I've been a renter for most of my life, and consequently, a mover. Since 2000, I've called 16 different places "home". I've actually always kind of liked the renter lifestyle: something breaks? Call your landlord, nothing out of pocket for you! Feeling restless, or hate your kitchen? Don't worry, you'll have an entirely new scenery when the lease is up!

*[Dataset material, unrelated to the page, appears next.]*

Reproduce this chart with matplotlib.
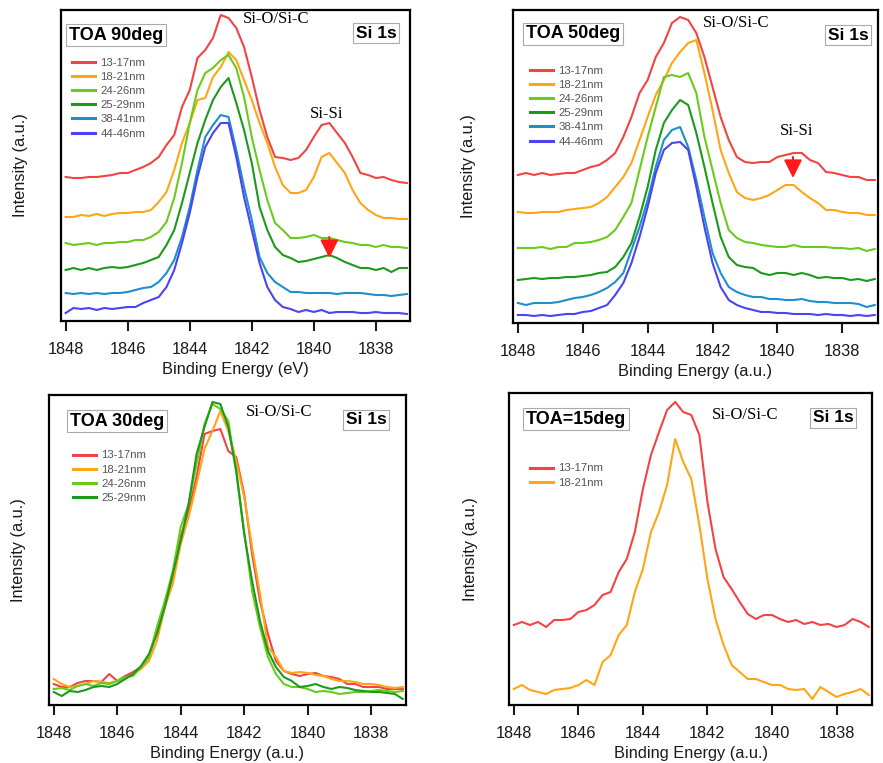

But lately, I've been entertaining the idea of buying a place. I can't afford it (yet), and it took me six months of research to buy a car (not even which model, but I literally just didn't even know how to get a loan, insurance, etc.), so as you can imagine, I'm not quite "adult" enough yet to buy a home. Plus, does our generation even buy places anymore? Or is that a myth I've been telling myself to justify living in an apartment with a sink that's duct taped together? Whatever the answer may be, I've spent many a late night on Zillow, dreaming. Here's my current fantasy:
In my neighborhood, with a garage AND a yard, adorable, and $185,000! BE MINE. But lol whatever $185,000 might as well be $18,500,000 when you are starting from scratch and just because its a good price for the city does not actually mean *I* can afford it. This mindset is why I also often set my Zillow features to "Show me all houses in Chicago under $1 million dollars", because if you're going to dream...
Anyways, as long as we are talking about homes, I wanted to share this awesome project, of America's oddly beautiful suburban sprawl, photographed from the sky:
I mean, look, I love a nice Costco trip or a good parking lot as much as the next person who has spent roughly 1/3 of their life looking for street parking or carrying home a case of Diet Coke on the bus, but the suburbs have always freaked me out a little bit, and I think these images justify that feeling. Chicago Architecture Foundation nailed it when they deemed these "haunting images of our endlessly repetitive development". Still, beautiful in all its symmetry.
Does anyone know any other good suburban photoseries? Maybe its because I'm a product of the burbs, but I just find them really fascinating.
Otherwise, Roll Call for everyone else who finds themselves spending hours upon hours on real estate sites looking at houses you can't afford.